Cara & Sonrie, you both touch on something else that is so fundamental to this story: choosing to be where we are. Being clear with expectations. Speaking up. Claiming what you need… you are both so wise.
Thank you for your thoughtful comments… I so love reading them.
Wow. Just wow. I really needed this post. Guilt is my main way of being. Always. There is always something that I haven’t done or that I did wrong because I was rushing. This post flips it all on its side. Thank YOU. xoxo
As soon as I was pregnant it became clear to me that,as a successful professional woman in my 30s, no matter what choice I made someone would be critical of it. Trial and error taught us that the best combination for our family was for me to stay home and my husband to work full time. I am routinely asked if I regret it or what I’m going to do about my career. No one has ever asked my husband if he regrets working. I also feel no guilt about expecting my working husband to take care of dinner, a load of laundry or bath time. His job isn’t 24 hours a day and mine shouldn’t be either. Fortunately, my husband has the same expectations.
Though I don’t yet have children, this is something I think about. Many of my friends have already struggled with this choice – whether to stay home, work part time, or work full time. Sometimes the decision is as clear cut as the need for income. Sometimes is it hazy with income, time at home, and other factors all entering the debate. The only constant is that whatever choice is made, the mother has to be content with her decision because others will always ask ‘how she does it,’ whether she spends 50 hours a week away from home or her entire week with her children.

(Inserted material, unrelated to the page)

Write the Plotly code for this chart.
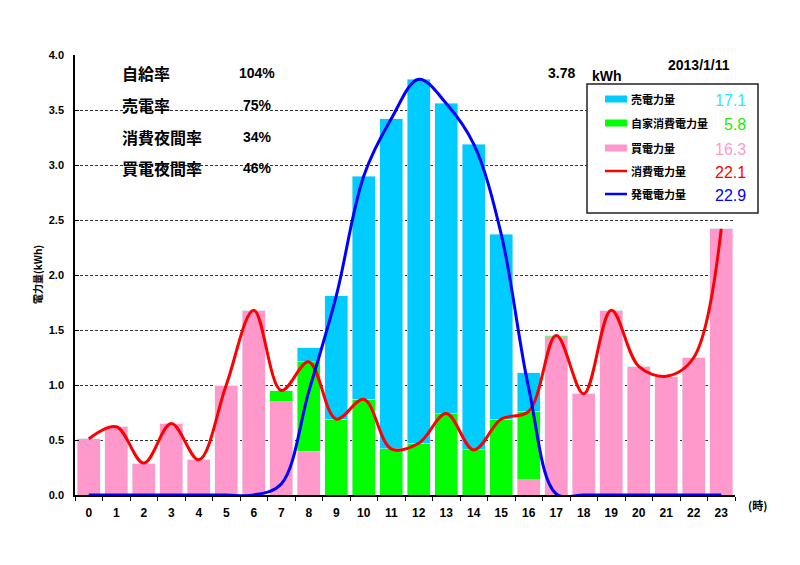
import plotly.graph_objects as go

# hourly data (kWh)
hours = list(range(24))
buy = [0.51, 0.62, 0.29, 0.65, 0.32, 1.00, 1.68, 0.85, 0.40, 0, 0, 0,
       0, 0, 0, 0, 0.14, 1.44, 0.92, 1.68, 1.17, 1.08, 1.25, 2.42]
self_use = [0, 0, 0, 0, 0, 0, 0, 0.10, 0.81, 0.69, 0.87, 0.42,
            0.47, 0.74, 0.41, 0.69, 0.62, 0.01, 0, 0, 0, 0, 0, 0]
sell = [0, 0, 0, 0, 0, 0, 0, 0, 0.13, 1.12, 2.03, 3.00,
        3.31, 2.82, 2.78, 1.68, 0.35, 0, 0, 0, 0, 0, 0, 0]
consume = [b + s for b, s in zip(buy, self_use)]
generate = [s + e for s, e in zip(self_use, sell)]

legend_names = ["売電力量", "自家消費電力量", "買電力量", "消費電力量", "発電電力量"]
legend_totals = ["17.1", "5.8", "16.3", "22.1", "22.9"]
legend_colors = ["#00CCFF", "#00FF00", "#FF99CC", "#FF0000", "#0000FF"]
total_colors = ["#22EEFF", "#22EE00", "#FF99CC", "#FF0000", "#0000FF"]

rate_names = ["自給率", "売電率", "消費夜間率", "買電夜間率"]
rate_values = ["104%", "75%", "34%", "46%"]

# plot area in pixels (page has an 8px body margin)
L, R, T, B = 75, 735, 55, 495
OFF = 8


def px(x):
    return (x - L) / (R - L)


def py(y):
    return (B - y) / (B - T)


fig = go.Figure()
fig.add_trace(go.Bar(x=hours, y=buy, marker_color="#FF99CC", width=0.82))
fig.add_trace(go.Bar(x=hours, y=self_use, marker_color="#00FF00", width=0.82))
fig.add_trace(go.Bar(x=hours, y=sell, marker_color="#00CCFF", width=0.82))
fig.add_trace(go.Scatter(x=hours, y=consume, mode="lines",
                         line=dict(color="#FF0000", width=3, shape="spline", smoothing=1)))
fig.add_trace(go.Scatter(x=hours, y=generate, mode="lines",
                         line=dict(color="#0000FF", width=3, shape="spline", smoothing=1)))

jp = "Noto Sans CJK JP"
en = "Liberation Sans"
ann = []
shapes = []


def note(x, y, text, font, xanchor="center", **kw):
    ann.append(dict(x=px(x), y=py(y), xref="paper", yref="paper", text=text,
                    showarrow=False, font=font, xanchor=xanchor, yanchor="middle", **kw))


# rates at top left
for i, (n, v) in enumerate(zip(rate_names, rate_values)):
    yy = [73, 105, 137, 168][i]
    note(120, yy, n, dict(family=jp, size=16, color="black", weight="bold"), xanchor="left")
    note(257, yy, v, dict(family=en, size=14, color="black", weight="bold"))

note(561, 73, "3.78", dict(family=en, size=14, color="black", weight="bold"))
note(607, 76, "kWh", dict(family=en, size=14, color="black", weight="bold"))
note(699, 65, "2013/1/11", dict(family=en, size=14, color="black", weight="bold"))

# legend box
shapes.append(dict(type="rect", xref="paper", yref="paper", x0=px(587), x1=px(758),
                   y0=py(213), y1=py(84), line=dict(color="#222", width=1.5),
                   fillcolor="white", layer="above"))
rows = [99, 123, 148, 171, 194]
for i, yy in enumerate(rows):
    if i < 3:
        shapes.append(dict(type="rect", xref="paper", yref="paper", x0=px(605), x1=px(627),
                           y0=py(yy + 3.5), y1=py(yy - 3.5), line=dict(width=0),
                           fillcolor=legend_colors[i], layer="above"))
    else:
        shapes.append(dict(type="line", xref="paper", yref="paper", x0=px(605), x1=px(627),
                           y0=py(yy), y1=py(yy), line=dict(color=legend_colors[i], width=2.5),
                           layer="above"))
    note(629, yy, legend_names[i], dict(family=jp, size=11, color="black", weight="bold"),
         xanchor="left")
    note(748, yy + 1, legend_totals[i], dict(family=en, size=16, color=total_colors[i]),
         xanchor="right")

# axis titles
note(37, 275, "電力量(kWh)", dict(family=jp, size=10, color="black", weight="bold"),
     textangle=-90)
note(757, 505, "(時)", dict(family=jp, size=11, color="black", weight="bold"))

fig.update_layout(
    width=800, height=565,
    margin=dict(l=L - OFF, r=800 - R + OFF, t=T - OFF, b=565 - B + OFF),
    paper_bgcolor="white", plot_bgcolor="white",
    barmode="stack", showlegend=False,
    annotations=ann, shapes=shapes,
    xaxis=dict(range=[-0.5, 23.5], tickmode="array", tickvals=hours,
               ticks="", showgrid=False, zeroline=False, ticklabelstandoff=6,
               showline=True, linecolor="black", linewidth=1.5,
               tickfont=dict(family=en, size=12, color="black", weight="bold"),
               minor=dict(tick0=-0.5, dtick=1, ticks="outside", ticklen=4,
                          tickcolor="black", showgrid=False)),
    yaxis=dict(range=[0, 4], dtick=0.5, tickformat=".1f", ticks="inside", ticklen=4,
               tickcolor="black", showline=True, linecolor="black", linewidth=1.5,
               showgrid=True, gridcolor="#333", griddash="3px,2px", gridwidth=1,
               zeroline=False, ticklabelstandoff=7,
               tickfont=dict(family=en, size=11, color="black", weight="bold")),
)

fig.write_html("out.html")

This is coming at such a good time for me. I have three teenagers and a husband and am going to university fulltime and some days (most days lately) I feel like everything is slipping. Not enough time and energy to give anywhere. Always rushing from half done here to half done there. Resentful instead of inspired. So I am going to work on dumping the guilt and filling the moments with “sheer awesome” as you say. Trusting that we are all right where we are supposed to be , in lives that will grow and flourish. Thanks, Christina.